We'll figure out daycare/in home nanny care but I was just curious how everyone else does it schedule wise. And if you think its harder/easier then DH working during the day.
Re: MoM's w/husbands that work nights
My DH does shift work so he is home for one week and then two weeks on night work. When the girls were younger, I had my mom or MIL come over to help. But then it started to get easier and I didnt mind doing nights alone.
I know some people dont like having others around to help but for me, it was a total life saver and I took all the hlpe I could get.
Now it doesnt faze me either way. If he is there, great, if not, no big deal.

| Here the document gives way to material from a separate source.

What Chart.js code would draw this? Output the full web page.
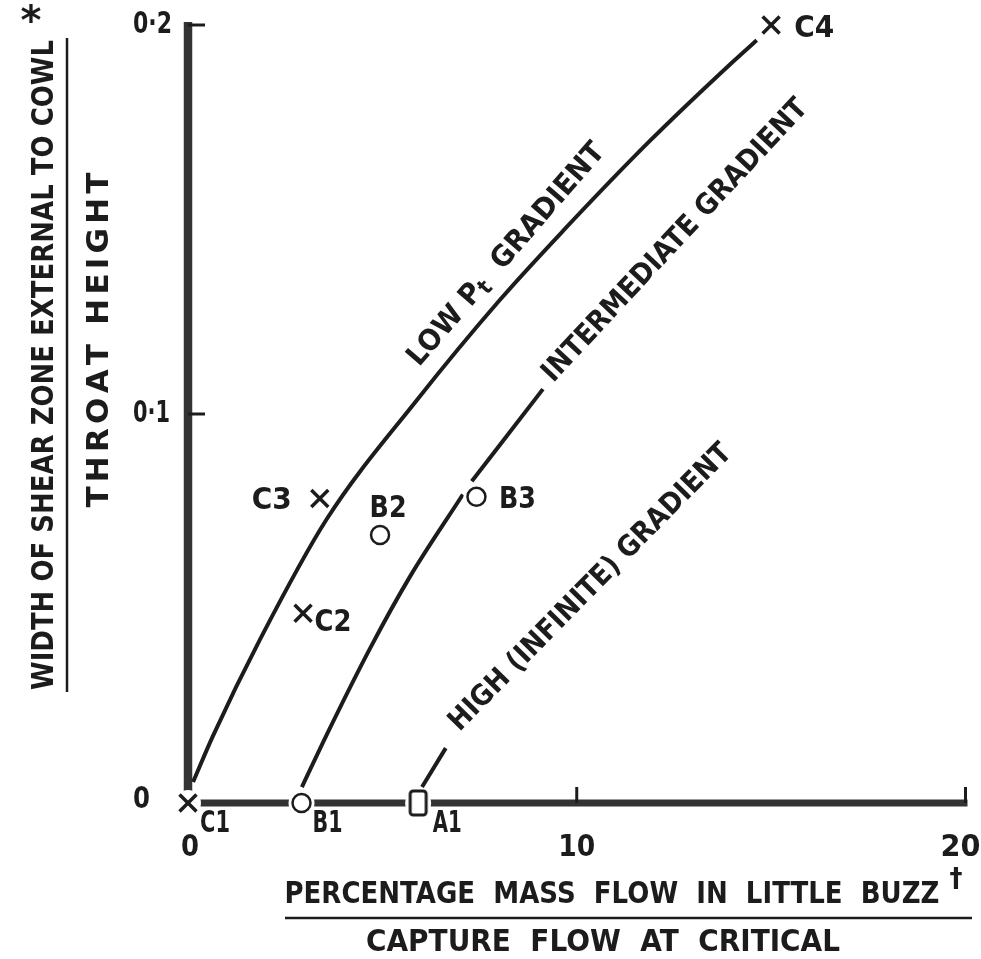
<!DOCTYPE html>
<html>
<head>
<meta charset="utf-8">
<script src="https://cdn.jsdelivr.net/npm/chart.js@4.4.1/dist/chart.umd.min.js"></script>
<style>html,body{margin:0;padding:0;background:#fff}canvas{display:block}</style>
</head>
<body>
<canvas id="c" width="981" height="959"></canvas>
<script>
// ---------- data ----------
const xTickValues = [0, 10, 20];
const xTickLabels = ['0', '10', '20'];
const yTickValues = [0, 0.1, 0.2];
const yTickLabels = ['0', '0·1', '0·2'];

// LOW Pt GRADIENT curve
const lowX = [0.13, 0.64, 1.85, 3.57, 5.89, 8.02, 9.64, 11.88, 14.01, 14.63];
const lowY = [0.0054, 0.0172, 0.0420, 0.0730, 0.1036, 0.1293, 0.1470, 0.1702, 0.1905, 0.1961];
// INTERMEDIATE GRADIENT curve (two pieces, broken at B3)
const interX1 = [2.93, 3.57, 4.68, 5.71, 7.07];
const interY1 = [0.0041, 0.0176, 0.0397, 0.0582, 0.0793];
const interX2 = [7.30, 9.13];
const interY2 = [0.0827, 0.1064];
// HIGH (INFINITE) GRADIENT stub
const highX = [6.02, 6.63];
const highY = [0.0041, 0.0141];

// test points
const crossNames = ['C1', 'C2', 'C3', 'C4'];
const crossX = [0, 2.96, 3.39, 15.0];
const crossY = [0, 0.0488, 0.0783, 0.2];
const circleNames = ['B1', 'B2', 'B3'];
const circleX = [2.92, 4.94, 7.42];
const circleY = [0, 0.0689, 0.0787];
const squareNames = ['A1'];
const squareX = [5.92];
const squareY = [0];

// curve captions (anchored in data units)
const curveCaptions = ['LOW', 'INTERMEDIATE GRADIENT', 'HIGH (INFINITE) GRADIENT'];
const captionX = [8.2, 12.54, 10.36];
const captionY = [0.1409, 0.1445, 0.0553];

// ---------- styling / placement ----------
const ink = '#1c1c1c';
const axisInk = '#333333';
const FONT = '"DejaVu Sans", "Liberation Sans", sans-serif';

const labelPlace = { // pixel offsets from marker, text width
  C1: [27, 21, 30], C2: [30, 10, 37], C3: [-48, 3, 40], C4: [43, 4, 40],
  B1: [26, 21, 30], B2: [8, -26, 37], B3: [41, 3, 37], A1: [29, 21, 29]
};
const captionStyle = [ {angle: 49, w: 285}, {angle: 47, w: 375}, {angle: 45.5, w: 390} ];

function pts(xs, ys) { return xs.map((x, i) => ({x: x, y: ys[i]})); }

// rounded-rectangle marker image
const sq = document.createElement('canvas');
sq.width = 22; sq.height = 30;
(function () {
  const g = sq.getContext('2d');
  g.fillStyle = '#fff'; g.strokeStyle = ink; g.lineWidth = 3;
  g.beginPath();
  if (g.roundRect) g.roundRect(3, 3, 16, 24, 3); else g.rect(3, 3, 16, 24);
  g.fill(); g.stroke();
})();

function txt(ctx, s, x, y, o) {
  ctx.save();
  ctx.translate(x, y);
  if (o.angle) ctx.rotate(-o.angle * Math.PI / 180);
  ctx.font = 'bold ' + o.size + 'px ' + FONT;
  const m = ctx.measureText(s).width;
  const sx = o.w ? o.w / m : 1;
  ctx.scale(sx, 1);
  ctx.fillStyle = ink;
  ctx.textAlign = o.align || 'center';
  ctx.textBaseline = 'middle';
  ctx.fillText(s, 0, 0);
  ctx.restore();
}

// letter-spaced text spread to a width without stretching glyphs
function spaced(ctx, s, x, y, o) {
  ctx.save();
  ctx.translate(x, y);
  if (o.angle) ctx.rotate(-o.angle * Math.PI / 180);
  ctx.font = 'bold ' + o.size + 'px ' + FONT;
  const chars = Array.from(s);
  const ws = chars.map(c => ctx.measureText(c).width);
  const m = ws.reduce((a, b) => a + b, 0);
  const gap = Math.max(0, (o.w - m) / (chars.length - 1));
  const tot = m + gap * (chars.length - 1);
  let cx = -tot / 2;
  ctx.fillStyle = ink; ctx.textAlign = 'left'; ctx.textBaseline = 'middle';
  chars.forEach((c, i) => { ctx.fillText(c, cx, 0); cx += ws[i] + gap; });
  ctx.restore();
}

function run(ctx, parts, cx, cy, angle, targetW) {
  ctx.save();
  ctx.translate(cx, cy);
  ctx.rotate(-angle * Math.PI / 180);
  let total = 0;
  parts.forEach(p => { ctx.font = 'bold ' + p.size + 'px ' + FONT; p.m = ctx.measureText(p.t).width; total += p.m; });
  const sx = targetW / total;
  ctx.scale(sx, 1);
  let x = -total / 2;
  ctx.fillStyle = ink; ctx.textBaseline = 'middle'; ctx.textAlign = 'left';
  parts.forEach(p => { ctx.font = 'bold ' + p.size + 'px ' + FONT; ctx.fillText(p.t, x, p.dy || 0); x += p.m; });
  ctx.restore();
}

const deco = {
  id: 'deco',
  beforeDatasetsDraw(chart) {
    const ctx = chart.ctx, xs = chart.scales.x, ys = chart.scales.y;
    const x0 = xs.getPixelForValue(0), y0 = ys.getPixelForValue(0);
    const yTop = ys.getPixelForValue(0.2), xEnd = xs.getPixelForValue(20);
    ctx.save();
    ctx.strokeStyle = axisInk; ctx.lineCap = 'butt';
    // y axis bar
    ctx.lineWidth = 8.5;
    ctx.beginPath(); ctx.moveTo(x0, yTop - 3); ctx.lineTo(x0, y0); ctx.stroke();
    // x axis bar
    ctx.lineWidth = 7;
    ctx.beginPath(); ctx.moveTo(x0, y0); ctx.lineTo(xEnd + 2, y0); ctx.stroke();
    // ticks
    ctx.strokeStyle = ink; ctx.lineWidth = 3;
    yTickValues.forEach(v => {
      if (v === 0) return;
      const py = ys.getPixelForValue(v);
      ctx.beginPath(); ctx.moveTo(x0, py); ctx.lineTo(x0 + 17, py); ctx.stroke();
    });
    xTickValues.forEach(v => {
      if (v === 0) return;
      const px = xs.getPixelForValue(v);
      ctx.beginPath(); ctx.moveTo(px, y0); ctx.lineTo(px, y0 - 16); ctx.stroke();
    });
    ctx.restore();
  },
  afterDatasetsDraw(chart) {
    const ctx = chart.ctx, xs = chart.scales.x, ys = chart.scales.y;
    const x0 = xs.getPixelForValue(0), y0 = ys.getPixelForValue(0);
    // y tick labels
    const yW = {'0': 17, '0·1': 37, '0·2': 39};
    yTickValues.forEach((v, i) => {
      const s = yTickLabels[i];
      txt(ctx, s, x0 - 55, ys.getPixelForValue(v) + (v === 0 ? -3 : 0), {size: 31, w: yW[s], align: 'left'});
    });
    // x tick labels
    const xW = {'0': 18, '10': 37, '20': 40};
    xTickValues.forEach((v, i) => {
      const s = xTickLabels[i];
      const dx = v === 0 ? 2 : (v === 20 ? -5 : 0);
      txt(ctx, s, xs.getPixelForValue(v) + dx, y0 + 45, {size: 31, w: xW[s]});
    });
    // marker labels
    const all = [[crossNames, crossX, crossY], [circleNames, circleX, circleY], [squareNames, squareX, squareY]];
    all.forEach(([n, X, Y]) => n.forEach((name, i) => {
      const p = labelPlace[name];
      txt(ctx, name, xs.getPixelForValue(X[i]) + p[0], ys.getPixelForValue(Y[i]) + p[1], {size: 30, w: p[2]});
    }));
    // curve captions
    const c0 = captionStyle[0];
    run(ctx, [{t: 'LOW P', size: 29}, {t: 't', size: 22, dy: 6}, {t: '  GRADIENT', size: 29}],
        xs.getPixelForValue(captionX[0]), ys.getPixelForValue(captionY[0]), c0.angle, c0.w);
    for (let i = 1; i < curveCaptions.length; i++) {
      const st = captionStyle[i];
      txt(ctx, curveCaptions[i], xs.getPixelForValue(captionX[i]), ys.getPixelForValue(captionY[i]), {size: 29, w: st.w, angle: st.angle});
    }
    // axis titles
    txt(ctx, 'WIDTH OF SHEAR ZONE EXTERNAL TO COWL', 45, 365, {size: 31, w: 650, angle: 90});
    txt(ctx, '*', 31, 24, {size: 40});
    ctx.save(); ctx.strokeStyle = ink; ctx.lineWidth = 2.5;
    ctx.beginPath(); ctx.moveTo(67, 38); ctx.lineTo(67, 692); ctx.stroke();
    ctx.beginPath(); ctx.moveTo(285, 918); ctx.lineTo(972, 918); ctx.stroke();
    ctx.restore();
    spaced(ctx, 'THROAT HEIGHT', 100, 340, {size: 31, w: 335, angle: 90});
    txt(ctx, 'PERCENTAGE  MASS  FLOW  IN  LITTLE  BUZZ', 612, 895, {size: 31, w: 655});
    txt(ctx, '†', 956, 880, {size: 26});
    txt(ctx, 'CAPTURE  FLOW  AT  CRITICAL', 603, 943, {size: 31, w: 474});
  }
};

const haloPts = pts(crossX.concat(circleX, squareX), crossY.concat(circleY, squareY));

const curveStyle = {showLine: true, borderColor: ink, borderWidth: 4, pointRadius: 0, fill: false, clip: false,
                    cubicInterpolationMode: 'monotone'};

new Chart(document.getElementById('c'), {
  type: 'scatter',
  data: {
    datasets: [
      {label: 'C points', data: pts(crossX, crossY), pointStyle: 'crossRot', pointRadius: 12,
       pointBorderColor: ink, pointBorderWidth: 3.5, showLine: false, clip: false},
      {label: 'B points', data: pts(circleX, circleY), pointStyle: 'circle', pointRadius: 9,
       pointBackgroundColor: '#fff', pointBorderColor: ink, pointBorderWidth: 2.5, showLine: false, clip: false},
      {label: 'A points', data: pts(squareX, squareY), pointStyle: sq, pointRadius: 12, showLine: false, clip: false},
      {label: 'halo', data: haloPts, pointStyle: 'circle', pointRadius: 13,
       pointBackgroundColor: '#fff', pointBorderWidth: 0, pointBorderColor: '#fff', showLine: false, clip: false},
      Object.assign({label: 'Low Pt gradient', data: pts(lowX, lowY)}, curveStyle),
      Object.assign({label: 'Intermediate gradient a', data: pts(interX1, interY1)}, curveStyle),
      Object.assign({label: 'Intermediate gradient b', data: pts(interX2, interY2)}, curveStyle),
      Object.assign({label: 'High gradient', data: pts(highX, highY)}, curveStyle)
    ]
  },
  options: {
    responsive: false,
    devicePixelRatio: 1,
    animation: false,
    events: [],
    layout: {padding: {left: 188, right: 15, top: 25, bottom: 156}},
    plugins: {legend: {display: false}, tooltip: {enabled: false}},
    scales: {
      x: {type: 'linear', min: 0, max: 20, display: false},
      y: {type: 'linear', min: 0, max: 0.2, display: false}
    }
  },
  plugins: [deco]
});
</script>
</body>
</html>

I just do things a little different when he is working. But they still get to bed on time and in one piece.
Good luck!
my H leaves for work between 6:30-7pm and gets home 4am, he works M-Th and then either works Fri or Sat night. I have only been back to work a couple weeks. In some ways it's nice because since he's off Sunday and can go to bed early Sunday night and either has off Friday or goes in later when he does work Fridays he has the girls those days, so it saves us money.
On the downside I feel like a majority of the time when I'm with they he's working, sleeping or getting ready for work and vice versa for him, so it feels like being a single parent at times because more often then not I'm taking care of both of them at once on my own (and the same for him, though we do have family or a babysitter who come to the house the other 3 days of the week, so he can sleep and run errands when he gets up). Also getting up at night on my own with them at night and then getting up for the day with them for was difficult, but for awhile they had a 4:40am feeding that he would take when he got home so I could sleep.
I think it will be a big help that you will both be off for a few months though because the first few months were really the hardest.
My DH works 3rd shift 11 pm to 730 am and I work 2nd shift 2 pm to 9 pm so right now we don't need day care. I'm going to be shifting my schedule around after the Holidays so I will only be working 2 days a week and we will need day care for those days.
I do nights by myself and it hasn't been too bad. You get into a routine and it becomes easier. In the beginning it was a sleep when they sleep sort of thing. I used to sleep in until 9 or 10 in the morning, but now that they are almost sleeping through the night *squee* I'm up by 8. The nights that my husband is home I don't get up, which is really nice. I still hear what is going on, but I get to stay in my nice warm bed.